**DIRECTION**
Look through the data below and return each line where "this" appears.

**DATA PROVIDED**
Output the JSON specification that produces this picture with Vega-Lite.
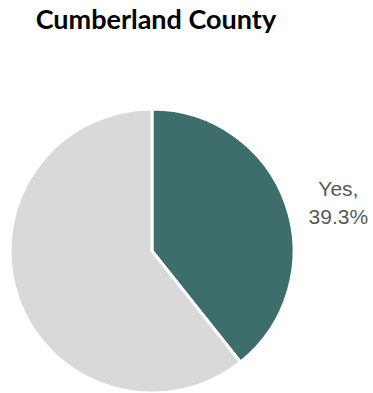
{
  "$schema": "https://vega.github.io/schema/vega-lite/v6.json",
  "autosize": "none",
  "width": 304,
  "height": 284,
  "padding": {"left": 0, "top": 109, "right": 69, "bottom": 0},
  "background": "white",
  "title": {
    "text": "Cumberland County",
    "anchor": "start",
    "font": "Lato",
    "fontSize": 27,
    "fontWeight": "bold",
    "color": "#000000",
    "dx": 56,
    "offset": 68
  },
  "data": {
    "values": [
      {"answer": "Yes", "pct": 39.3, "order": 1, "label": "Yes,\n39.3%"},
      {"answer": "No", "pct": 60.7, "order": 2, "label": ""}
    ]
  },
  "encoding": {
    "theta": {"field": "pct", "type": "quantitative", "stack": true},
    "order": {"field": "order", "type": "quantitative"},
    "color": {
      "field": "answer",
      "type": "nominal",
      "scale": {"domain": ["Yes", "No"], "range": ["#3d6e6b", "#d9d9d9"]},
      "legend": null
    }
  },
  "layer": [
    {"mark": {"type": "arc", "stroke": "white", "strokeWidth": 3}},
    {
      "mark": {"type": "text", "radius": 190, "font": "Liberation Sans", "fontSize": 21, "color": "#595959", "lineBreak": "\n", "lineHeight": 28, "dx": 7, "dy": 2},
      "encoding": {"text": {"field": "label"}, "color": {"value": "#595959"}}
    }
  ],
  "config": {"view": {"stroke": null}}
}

==

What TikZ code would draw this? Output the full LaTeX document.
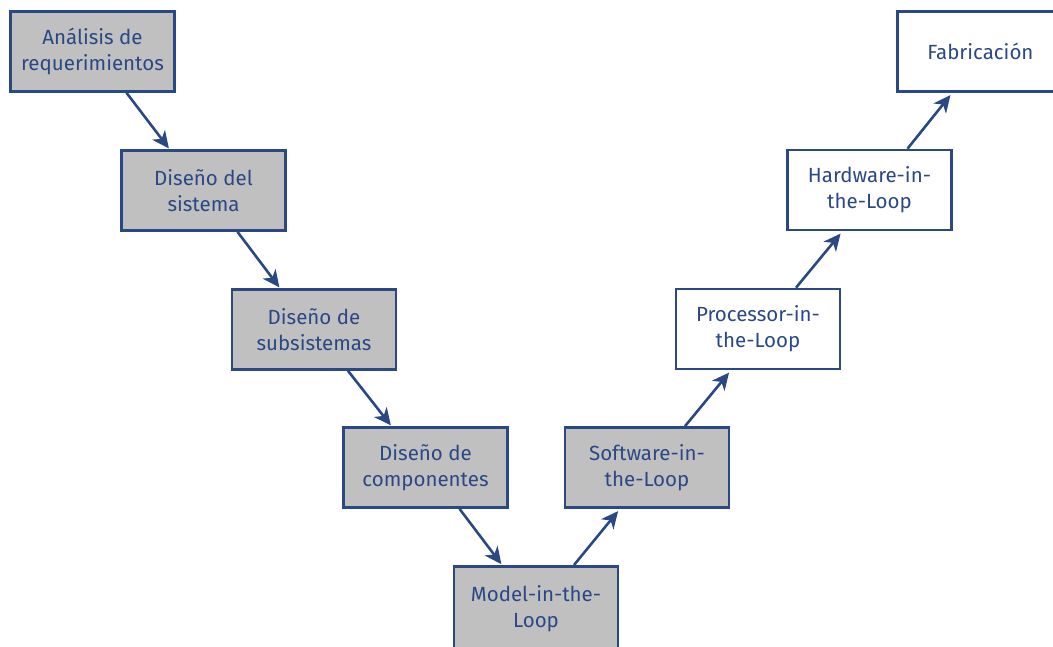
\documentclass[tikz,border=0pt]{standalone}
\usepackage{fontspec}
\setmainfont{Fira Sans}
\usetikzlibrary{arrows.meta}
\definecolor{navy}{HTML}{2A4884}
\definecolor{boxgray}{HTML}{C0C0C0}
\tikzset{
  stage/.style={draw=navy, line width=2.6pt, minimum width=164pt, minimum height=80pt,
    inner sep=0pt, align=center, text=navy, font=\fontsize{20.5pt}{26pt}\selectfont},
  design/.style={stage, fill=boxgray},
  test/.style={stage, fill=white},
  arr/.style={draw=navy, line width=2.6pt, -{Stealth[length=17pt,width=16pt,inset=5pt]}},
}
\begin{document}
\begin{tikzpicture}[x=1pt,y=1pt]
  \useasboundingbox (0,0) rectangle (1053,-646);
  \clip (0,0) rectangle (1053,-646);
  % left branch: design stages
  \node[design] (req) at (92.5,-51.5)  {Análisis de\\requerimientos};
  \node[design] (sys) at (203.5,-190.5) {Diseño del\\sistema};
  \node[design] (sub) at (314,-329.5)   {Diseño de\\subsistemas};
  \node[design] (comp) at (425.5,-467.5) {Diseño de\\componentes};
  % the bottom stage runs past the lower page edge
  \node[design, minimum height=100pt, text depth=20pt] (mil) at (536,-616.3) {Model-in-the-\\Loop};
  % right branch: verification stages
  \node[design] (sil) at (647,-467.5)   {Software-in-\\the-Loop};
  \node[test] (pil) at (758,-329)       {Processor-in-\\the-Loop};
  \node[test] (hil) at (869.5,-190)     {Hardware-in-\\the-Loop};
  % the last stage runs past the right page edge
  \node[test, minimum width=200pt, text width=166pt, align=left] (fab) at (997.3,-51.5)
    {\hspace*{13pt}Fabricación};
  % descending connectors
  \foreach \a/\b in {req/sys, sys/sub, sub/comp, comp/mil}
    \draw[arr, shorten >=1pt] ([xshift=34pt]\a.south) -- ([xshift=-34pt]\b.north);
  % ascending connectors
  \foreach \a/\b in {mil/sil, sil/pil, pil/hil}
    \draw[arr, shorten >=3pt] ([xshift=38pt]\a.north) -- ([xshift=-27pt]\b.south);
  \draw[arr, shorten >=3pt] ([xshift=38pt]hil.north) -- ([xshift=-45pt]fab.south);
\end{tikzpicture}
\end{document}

--

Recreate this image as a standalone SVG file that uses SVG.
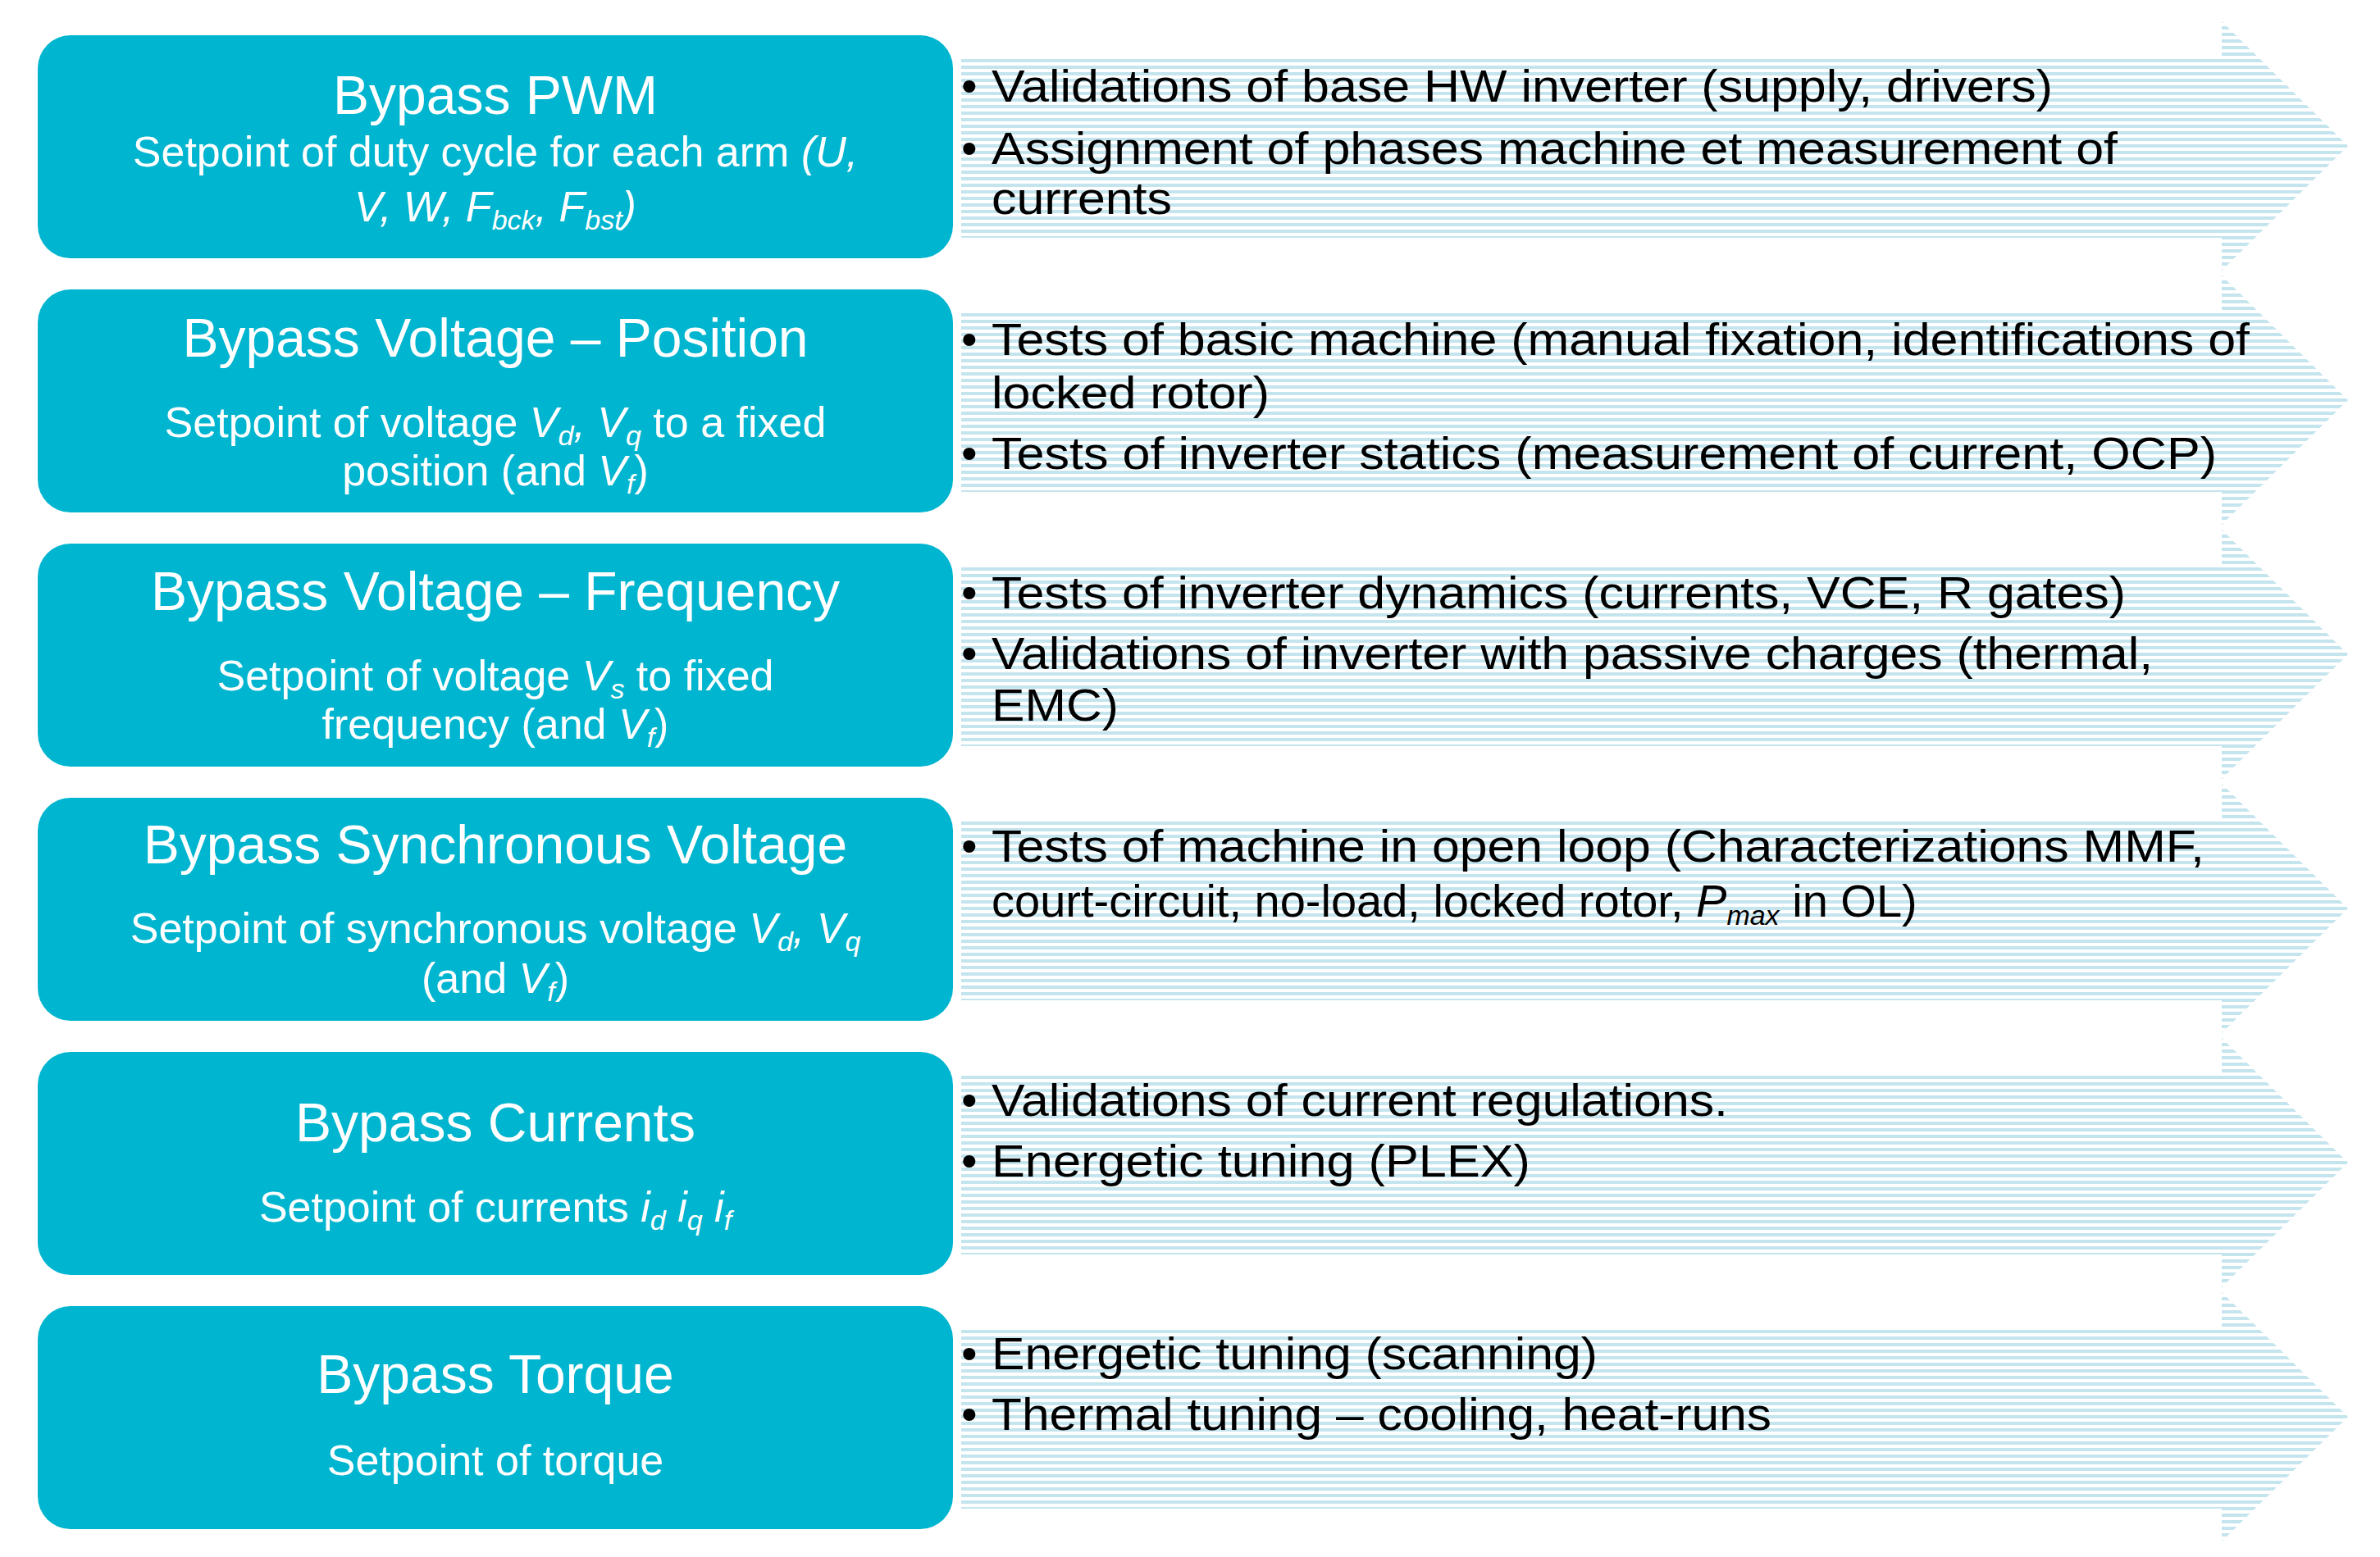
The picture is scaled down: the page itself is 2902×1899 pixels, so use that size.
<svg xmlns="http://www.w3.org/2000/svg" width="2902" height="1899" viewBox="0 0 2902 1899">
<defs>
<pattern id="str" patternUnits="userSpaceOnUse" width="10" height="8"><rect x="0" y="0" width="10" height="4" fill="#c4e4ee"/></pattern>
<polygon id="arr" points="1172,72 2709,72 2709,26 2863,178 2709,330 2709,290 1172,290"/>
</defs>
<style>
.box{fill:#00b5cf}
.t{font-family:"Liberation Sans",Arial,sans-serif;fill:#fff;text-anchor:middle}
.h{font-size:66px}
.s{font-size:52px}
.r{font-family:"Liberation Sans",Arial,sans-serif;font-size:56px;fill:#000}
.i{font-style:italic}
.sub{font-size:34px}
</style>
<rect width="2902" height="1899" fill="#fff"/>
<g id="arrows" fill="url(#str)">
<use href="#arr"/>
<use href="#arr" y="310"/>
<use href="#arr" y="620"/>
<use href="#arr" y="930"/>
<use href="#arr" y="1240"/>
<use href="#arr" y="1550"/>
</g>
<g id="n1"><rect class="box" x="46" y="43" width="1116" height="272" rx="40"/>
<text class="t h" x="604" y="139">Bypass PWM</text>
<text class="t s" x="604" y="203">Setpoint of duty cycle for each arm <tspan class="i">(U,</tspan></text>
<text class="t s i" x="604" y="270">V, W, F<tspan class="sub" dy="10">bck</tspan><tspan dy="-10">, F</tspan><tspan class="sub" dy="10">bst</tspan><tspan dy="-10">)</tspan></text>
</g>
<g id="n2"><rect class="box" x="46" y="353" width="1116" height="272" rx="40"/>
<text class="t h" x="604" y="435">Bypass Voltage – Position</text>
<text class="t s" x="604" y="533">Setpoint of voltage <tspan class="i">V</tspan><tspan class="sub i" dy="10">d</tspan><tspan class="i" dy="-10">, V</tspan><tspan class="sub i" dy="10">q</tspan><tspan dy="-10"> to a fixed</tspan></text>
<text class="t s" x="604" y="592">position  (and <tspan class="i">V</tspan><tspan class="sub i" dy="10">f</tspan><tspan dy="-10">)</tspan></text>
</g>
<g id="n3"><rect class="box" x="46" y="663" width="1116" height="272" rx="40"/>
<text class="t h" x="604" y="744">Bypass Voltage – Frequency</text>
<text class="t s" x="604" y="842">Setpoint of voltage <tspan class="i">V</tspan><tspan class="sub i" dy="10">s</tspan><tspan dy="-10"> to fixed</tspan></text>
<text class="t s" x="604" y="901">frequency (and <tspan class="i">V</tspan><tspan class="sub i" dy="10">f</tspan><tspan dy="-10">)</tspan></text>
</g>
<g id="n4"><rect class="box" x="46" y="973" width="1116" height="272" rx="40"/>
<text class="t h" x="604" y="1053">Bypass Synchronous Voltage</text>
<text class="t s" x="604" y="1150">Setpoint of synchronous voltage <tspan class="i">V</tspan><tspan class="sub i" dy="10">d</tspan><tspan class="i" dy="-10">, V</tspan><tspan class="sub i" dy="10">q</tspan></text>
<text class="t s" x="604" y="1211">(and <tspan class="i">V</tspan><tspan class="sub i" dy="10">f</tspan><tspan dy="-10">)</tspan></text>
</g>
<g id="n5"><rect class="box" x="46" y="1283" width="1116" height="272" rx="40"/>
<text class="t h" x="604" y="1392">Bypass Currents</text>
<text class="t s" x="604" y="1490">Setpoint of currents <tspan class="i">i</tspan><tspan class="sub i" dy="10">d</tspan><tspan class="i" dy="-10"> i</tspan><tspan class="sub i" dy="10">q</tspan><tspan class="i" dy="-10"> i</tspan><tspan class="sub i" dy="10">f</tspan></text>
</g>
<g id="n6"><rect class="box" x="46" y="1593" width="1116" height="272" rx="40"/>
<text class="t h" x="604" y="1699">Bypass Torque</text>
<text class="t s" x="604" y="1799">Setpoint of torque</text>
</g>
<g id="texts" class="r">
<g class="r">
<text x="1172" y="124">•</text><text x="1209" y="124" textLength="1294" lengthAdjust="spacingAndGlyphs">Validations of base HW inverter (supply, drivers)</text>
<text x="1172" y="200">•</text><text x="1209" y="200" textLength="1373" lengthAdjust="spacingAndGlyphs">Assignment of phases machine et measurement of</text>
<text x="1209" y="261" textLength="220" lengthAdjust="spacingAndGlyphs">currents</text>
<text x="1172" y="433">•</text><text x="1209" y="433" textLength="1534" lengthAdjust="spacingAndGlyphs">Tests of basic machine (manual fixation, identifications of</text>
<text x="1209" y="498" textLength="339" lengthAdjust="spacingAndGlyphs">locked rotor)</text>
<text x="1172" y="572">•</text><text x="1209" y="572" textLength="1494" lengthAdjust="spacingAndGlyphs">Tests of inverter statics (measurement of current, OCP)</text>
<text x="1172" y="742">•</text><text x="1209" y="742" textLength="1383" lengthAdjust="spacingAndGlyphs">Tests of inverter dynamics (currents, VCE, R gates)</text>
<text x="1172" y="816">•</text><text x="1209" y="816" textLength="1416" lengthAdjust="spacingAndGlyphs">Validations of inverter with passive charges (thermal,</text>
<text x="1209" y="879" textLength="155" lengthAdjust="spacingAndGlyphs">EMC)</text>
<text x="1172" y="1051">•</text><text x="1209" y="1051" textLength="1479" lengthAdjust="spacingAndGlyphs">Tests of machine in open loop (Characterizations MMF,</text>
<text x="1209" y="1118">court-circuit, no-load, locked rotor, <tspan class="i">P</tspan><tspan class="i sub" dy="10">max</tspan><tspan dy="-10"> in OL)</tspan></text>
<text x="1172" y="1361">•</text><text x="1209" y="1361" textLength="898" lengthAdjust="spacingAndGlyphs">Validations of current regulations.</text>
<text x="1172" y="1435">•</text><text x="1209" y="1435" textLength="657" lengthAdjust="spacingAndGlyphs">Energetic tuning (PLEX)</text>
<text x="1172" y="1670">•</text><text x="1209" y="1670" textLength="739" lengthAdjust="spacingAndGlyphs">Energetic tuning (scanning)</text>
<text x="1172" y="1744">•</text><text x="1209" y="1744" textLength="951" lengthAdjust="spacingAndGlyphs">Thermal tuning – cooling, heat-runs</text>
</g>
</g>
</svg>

**REPLY TO THE EXERCISE**
Output the JSON specification that produces this picture with Vega-Lite.
What TikZ code would draw this? Output the full LaTeX document.
Recreate this image as a standalone SVG file that uses SVG.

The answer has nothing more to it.